Chess teaches not just strategic thinking but problem solving, power usage and discrimination and how to force an outcome through ingenuity.
Teach children to not just read but then to put it into a short report and have them orally present it. Do this until they're 18, make it part of their allowance. It builds reading, communication and writing skills. Also it removes stage fright.
I would add some sort of sport, musical instrument, art and home management system like being responsible for cooking twice a week and shopping.
Mental strength is comprised of resilience, discipline, focus, grit, curiosity, zest and flexibility. Creating an environment that passively exercises those skills will put them light years ahead of others. They wont have to be the smartest if they have practiced critical thinking and have an expansive vocabulary.
I would have children, particularly girls learn self defense from 5 on up. Krav Maga, aikido, something that wasn't strength dependent. Also deductive logic, puzzle solving, behavioral psychology. Flexibility of thinking that would serve whatever they decided to become.
While we don't want to over control children we do want to pretend we still live on the prairie. What skills would you want them to have if you died at 12, 16, 18, 21, 25?
My mother expressed that as an only child her concern was transferring as much of her knowledge to me as fast and thoroughly as possible. My father was interested in refining it. He was big on chess.

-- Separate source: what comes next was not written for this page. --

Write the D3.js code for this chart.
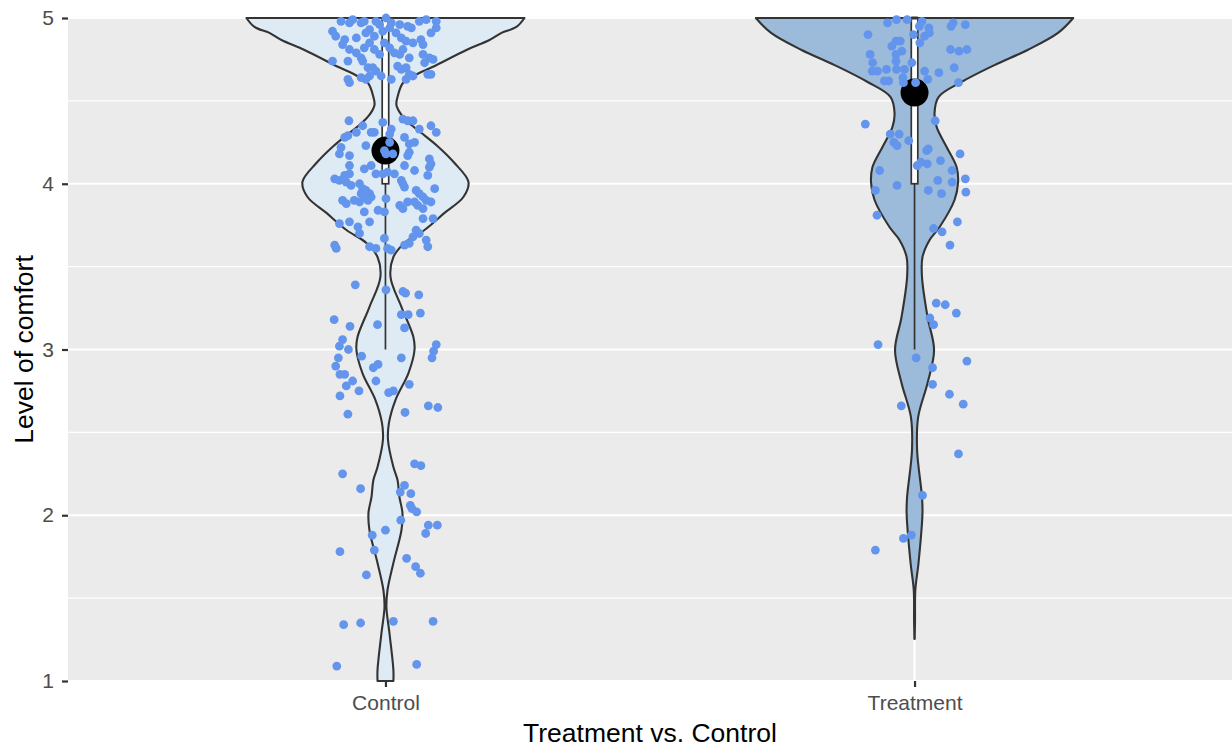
<!DOCTYPE html>
<html><head><meta charset="utf-8">
<script src="https://cdn.jsdelivr.net/npm/d3@7"></script>
<style>body{margin:0;background:#fff} text{font-family:"Liberation Sans", Arial, Helvetica, sans-serif}</style>
</head><body><svg id="chart" width="1232" height="749"></svg>
<script>
// ---------- data ----------
const categories = ["Control", "Treatment"];
const yTicks = [1, 2, 3, 4, 5];
const yMinor = [1.5, 2.5, 3.5, 4.5];
const means = [4.20, 4.55];
const boxQ1 = [4, 4];
const boxMedian = [5, 5];
const boxQ3 = [5, 5];
const whiskerLow = [3, 3];
const whiskerHigh = [5, 5];
// violin profiles: [value, relative density]
const controlViolin = [
 [5.000,0.876],[4.946,0.825],[4.910,0.731],[4.867,0.655],[4.807,0.510],[4.704,0.296],[4.656,0.189],
 [4.608,0.110],[4.523,0.076],[4.475,0.069],[4.415,0.101],[4.354,0.164],[4.306,0.227],[4.222,0.334],
 [4.125,0.435],[4.011,0.523],[3.920,0.491],[3.824,0.372],[3.721,0.246],[3.643,0.120],[3.558,0.050],
 [3.437,0.032],[3.256,0.101],[3.075,0.176],[2.997,0.183],[2.858,0.145],[2.695,0.063],[2.557,0.022],
 [2.454,0.016],[2.291,0.050],[2.213,0.076],[2.110,0.088],[2.014,0.107],[1.911,0.101],[1.712,0.050],
 [1.549,0.013],[1.446,0.006],[1.290,0.025],[1.067,0.050],[1.000,0.050]
];
const treatmentViolin = [
 [5.000,1.000],[4.910,0.904],[4.807,0.712],[4.716,0.504],[4.614,0.296],[4.523,0.151],[4.427,0.126],
 [4.343,0.139],[4.222,0.202],[4.101,0.265],[4.005,0.274],[3.902,0.252],[3.739,0.158],[3.661,0.095],
 [3.558,0.050],[3.437,0.047],[3.196,0.082],[2.997,0.123],[2.798,0.082],[2.593,0.023],[2.394,0.016],
 [2.110,0.047],[2.014,0.050],[1.712,0.025],[1.549,0.005],[1.368,0.003],[1.253,0.001]
];
// jittered points: [x offset (category steps), value]
const controlPoints = [
 [-0.084,4.98],[-0.068,4.97],[-0.062,4.99],[-0.046,4.97],[-0.040,4.98],[-0.018,4.98],[-0.011,4.96],[0.001,5.00],[0.011,4.97],[0.027,4.96],[0.042,4.95],[0.049,4.94],[0.064,4.98],[0.077,4.99],[0.096,4.98],[0.096,4.94],[0.086,4.91],
 [-0.100,4.92],[-0.094,4.89],[-0.077,4.87],[-0.055,4.88],[-0.037,4.91],[-0.030,4.93],[-0.021,4.89],[-0.005,4.92],[0.008,4.94],[0.020,4.91],[0.030,4.88],[0.039,4.86],[0.052,4.85],[0.067,4.87],[0.071,4.84],
 [-0.081,4.84],[-0.068,4.81],[-0.055,4.79],[-0.046,4.76],[-0.040,4.82],[-0.030,4.85],[-0.021,4.81],[-0.011,4.78],[-0.002,4.85],[0.008,4.82],[0.017,4.79],[0.027,4.78],[0.033,4.81],[0.045,4.76],[0.071,4.78],[0.083,4.76],[0.090,4.75],[0.074,4.73],
 [-0.100,4.74],[-0.071,4.74],[-0.043,4.74],[-0.033,4.70],[-0.024,4.70],[-0.018,4.68],[-0.008,4.65],[0.011,4.63],[0.023,4.71],[0.030,4.69],[0.039,4.70],[0.045,4.66],[0.052,4.65],[0.080,4.66],[0.086,4.66],
 [-0.071,4.63],[-0.068,4.61],[-0.046,4.64],[-0.037,4.63],[-0.030,4.65],[0.039,4.63],
 [-0.069,4.38],[-0.043,4.35],[-0.055,4.31],[-0.071,4.29],[-0.077,4.28],[-0.084,4.22],[-0.087,4.18],[-0.068,4.17],[-0.037,4.23],[-0.027,4.31],[-0.021,4.31],[-0.005,4.37],[0.011,4.33],[0.008,4.30],[0.033,4.39],[0.042,4.38],[0.052,4.38],[0.064,4.33],[0.086,4.35],[0.096,4.31],[0.036,4.28],[0.045,4.24],[0.055,4.25],[0.045,4.19],[0.042,4.17],[0.083,4.15],[0.086,4.12],[0.083,4.10],[0.080,4.05],
 [-0.002,4.20],[0.008,4.25],[0.001,4.18],[0.014,4.18],
 [-0.068,4.11],[-0.040,4.09],[-0.027,4.11],[-0.068,4.06],[-0.077,4.05],[-0.087,4.02],[-0.096,4.03],[-0.074,4.01],[-0.065,3.99],[-0.018,4.06],[-0.005,4.06],[0.004,4.07],[0.017,4.06],[0.036,4.11],[0.055,4.08],[0.030,4.02],[0.033,4.00],[0.036,3.98],
 [-0.049,4.00],[-0.043,3.97],[-0.037,3.96],[-0.030,3.94],[-0.046,3.94],[-0.040,3.92],[-0.027,3.92],[-0.081,3.90],[-0.074,3.88],[-0.059,3.90],[-0.049,3.89],[-0.033,3.90],[0.001,3.91],[0.027,3.87],[0.033,3.85],[0.042,3.89],[0.055,3.89],[0.061,3.87],[0.071,3.92],[0.077,3.90],[0.086,3.89],[0.093,3.97],[0.058,3.96],[0.064,3.94],[0.071,3.85],[0.071,3.79],[0.090,3.79],
 [-0.014,3.84],[-0.002,3.83],[-0.040,3.83],[-0.068,3.77],[-0.087,3.76],[-0.052,3.74],[-0.049,3.70],[-0.030,3.77],[0.058,3.72],[0.064,3.70],[0.052,3.68],[0.045,3.64],[0.036,3.63],[-0.002,3.67],[0.077,3.66],[0.080,3.62],[-0.096,3.63],[-0.093,3.61],[-0.030,3.62],[-0.018,3.61],[0.004,3.61],[0.011,3.60],
 [-0.057,3.39],[0.001,3.36],[0.033,3.35],[0.038,3.34],[0.063,3.33],[0.066,3.22],[0.030,3.21],[0.043,3.21],[0.036,3.13],[-0.015,3.15],[-0.097,3.18],[-0.067,3.14],[-0.081,3.06],[-0.087,3.02],[-0.070,3.00],[0.096,3.03],[0.091,2.99],[0.088,2.95],[-0.089,2.95],[-0.094,2.90],[-0.086,2.85],[-0.077,2.85],[-0.045,2.96],[0.030,2.95],[-0.023,2.89],[-0.014,2.91],[-0.018,2.81],[-0.062,2.81],[-0.074,2.78],[-0.050,2.75],[-0.086,2.72],[0.006,2.74],[0.015,2.75],[0.045,2.79],[-0.071,2.61],[0.037,2.62],[0.081,2.66],[0.099,2.65],
 [-0.081,2.25],[-0.047,2.16],[0.055,2.31],[0.067,2.30],[0.036,2.18],[0.028,2.14],[0.048,2.13],
 [0.047,2.06],[0.050,2.04],[0.059,2.02],[0.029,1.97],[0.081,1.94],[0.098,1.94],[0.076,1.89],[0.000,1.91],[-0.025,1.88],[-0.086,1.78],[-0.021,1.79],[0.040,1.74],[0.057,1.69],[0.066,1.65],[-0.036,1.64],
 [-0.079,1.34],[-0.047,1.35],[0.015,1.36],[0.090,1.36],[-0.092,1.09],[0.059,1.10]
];
const treatmentPoints = [
 [-0.051,4.97],[-0.034,4.99],[-0.014,4.99],[0.014,4.98],[0.009,4.95],[0.027,4.94],[0.028,4.91],[-0.002,4.90],[0.019,4.89],[0.010,4.85],[0.069,4.95],[0.073,4.97],[0.096,4.96],[-0.088,4.90],[-0.043,4.83],[-0.035,4.86],[-0.027,4.86],[-0.024,4.80],[-0.035,4.78],[-0.084,4.78],[-0.079,4.73],[-0.080,4.68],[-0.070,4.68],[-0.053,4.69],[-0.035,4.74],[-0.034,4.69],[-0.019,4.69],[-0.005,4.73],[-0.057,4.62],[-0.049,4.62],[-0.022,4.64],[-0.021,4.61],[0.019,4.68],[0.025,4.63],[0.002,4.61],[0.046,4.67],[0.068,4.81],[0.084,4.80],[0.099,4.81],[0.075,4.70],[0.083,4.61],
 [-0.093,4.36],[0.039,4.38],[-0.046,4.30],[-0.029,4.30],[-0.039,4.25],[-0.033,4.23],[-0.011,4.26],[0.023,4.20],[0.026,4.21],[0.086,4.18],[0.049,4.14],[0.005,4.11],[0.012,4.13],[0.024,4.12],[-0.066,4.08],[0.071,4.08],[0.096,4.03],[0.044,4.02],[-0.033,3.99],[0.071,4.01],[-0.074,3.96],[0.026,3.96],[0.051,3.94],[0.097,3.95],[-0.071,3.81],[0.081,3.77],[0.036,3.73],[0.052,3.71],[0.067,3.63],
 [0.041,3.28],[0.058,3.27],[0.079,3.22],[0.029,3.19],[0.036,3.15],[-0.069,3.03],[0.003,2.95],[0.099,2.93],[0.034,2.89],[0.034,2.79],[0.066,2.73],[0.092,2.67],[-0.025,2.66],[0.083,2.37],[0.015,2.12],
 [-0.021,1.86],[-0.006,1.88],[-0.074,1.79]
];
const violinFills = ["#deebf5", "#9cbad9"];
const xTitle = "Treatment vs. Control";
const yTitle = "Level of comfort";

// ---------- layout ----------
const panel = {left: 68, right: 1232, top: 18, bottom: 681};
const svg = d3.select("#chart");

const x = d3.scalePoint().domain(categories).range([panel.left, panel.right]).padding(0.6);
const y = d3.scaleLinear().domain([1, 5]).range([panel.bottom, panel.top]);
const step = x.step();
const halfW = d3.scaleLinear().domain([0, 1]).range([0, 0.3 * step]);

// panel background
svg.append("rect").attr("x", panel.left).attr("y", panel.top)
  .attr("width", panel.right - panel.left).attr("height", panel.bottom - panel.top)
  .attr("fill", "#ebebeb");

// grid
const grid = svg.append("g");
grid.selectAll(".minor").data(yMinor).join("line")
  .attr("x1", panel.left).attr("x2", panel.right)
  .attr("y1", d => y(d)).attr("y2", d => y(d))
  .attr("stroke", "#fff").attr("stroke-width", 1.1);
grid.selectAll(".major").data(yTicks).join("line")
  .attr("x1", panel.left).attr("x2", panel.right)
  .attr("y1", d => y(d)).attr("y2", d => y(d))
  .attr("stroke", "#fff").attr("stroke-width", 2.2);
grid.selectAll(".vmajor").data(categories).join("line")
  .attr("x1", d => x(d)).attr("x2", d => x(d))
  .attr("y1", panel.top).attr("y2", panel.bottom)
  .attr("stroke", "#fff").attr("stroke-width", 2.2);

// violins
const violins = [controlViolin, treatmentViolin];
categories.forEach((c, i) => {
  const cx = x(c);
  const area = d3.area()
    .curve(d3.curveCatmullRom.alpha(0.5))
    .y(d => y(d[0]))
    .x0(d => cx - halfW(d[1]))
    .x1(d => cx + halfW(d[1]));
  svg.append("path").datum(violins[i]).attr("d", area)
    .attr("fill", violinFills[i]).attr("stroke", "#333333")
    .attr("stroke-width", 2.1).attr("stroke-linejoin", "round");
});

// boxplots
const bw = 0.0123 * step;
categories.forEach((c, i) => {
  const cx = x(c);
  const g = svg.append("g").attr("stroke", "#333333").attr("stroke-width", 1.7);
  g.append("line").attr("x1", cx).attr("x2", cx).attr("y1", y(boxQ1[i])).attr("y2", y(whiskerLow[i]));
  g.append("line").attr("x1", cx).attr("x2", cx).attr("y1", y(boxQ3[i])).attr("y2", y(whiskerHigh[i]));
  g.append("rect").attr("x", cx - bw / 2).attr("width", bw)
    .attr("y", y(boxQ3[i])).attr("height", y(boxQ1[i]) - y(boxQ3[i]))
    .attr("fill", "#fff");
  g.append("line").attr("x1", cx - bw / 2).attr("x2", cx + bw / 2)
    .attr("y1", y(boxMedian[i])).attr("y2", y(boxMedian[i])).attr("stroke-width", 3);
});

// means
svg.selectAll(".mean").data(categories).join("circle")
  .attr("cx", d => x(d)).attr("cy", (d, i) => y(means[i])).attr("r", 14)
  .attr("fill", "#000");

// points
const pts = [controlPoints, treatmentPoints];
categories.forEach((c, i) => {
  svg.append("g").selectAll("circle").data(pts[i]).join("circle")
    .attr("cx", d => x(c) + d[0] * step)
    .attr("cy", d => y(d[1]))
    .attr("r", 4.4)
    .attr("fill", "#6495ed");
});

// axes
const yAxis = d3.axisLeft(y).tickValues(yTicks).tickFormat(d3.format("d")).tickSize(6).tickPadding(8);
const gy = svg.append("g").attr("transform", `translate(${panel.left},0)`).call(yAxis);
gy.select(".domain").remove();
gy.selectAll(".tick line").attr("stroke", "#333333").attr("stroke-width", 2.2);
gy.selectAll(".tick text").attr("fill", "#4d4d4d").style("font-size", "21px")
  .style("font-family", '"Liberation Sans", Arial, sans-serif');

const xAxis = d3.axisBottom(x).tickSize(6).tickPadding(8);
const gx = svg.append("g").attr("transform", `translate(0,${panel.bottom})`).call(xAxis);
gx.select(".domain").remove();
gx.selectAll(".tick line").attr("stroke", "#333333").attr("stroke-width", 2.2);
gx.selectAll(".tick text").attr("fill", "#4d4d4d").style("font-size", "21px")
  .style("font-family", '"Liberation Sans", Arial, sans-serif');

// titles
svg.append("text").attr("x", (panel.left + panel.right) / 2).attr("y", 742)
  .attr("text-anchor", "middle").style("font-size", "26.5px").attr("fill", "#000").text(xTitle);
svg.append("text").attr("transform", `translate(33,${(panel.top + panel.bottom) / 2}) rotate(-90)`)
  .attr("text-anchor", "middle").style("font-size", "26.5px").attr("fill", "#000").text(yTitle);
</script></body></html>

As a teacher I meet children and then adults baffled by the world, lacking any hustle. My parents graphically explained drugs, street hustles, sex, work, professionalism----anything they encountered to me but earlier faster.
I often find I'm not awed or frightened or overwhelmed because I have been taught how to have a reserve, a skill bank within.
Pretend you've got a finite time to compress your knowledge into useful skills. If you can't, maybe you should be looking at what you don't know. Your time with your children, as soon as they're born is ticking away.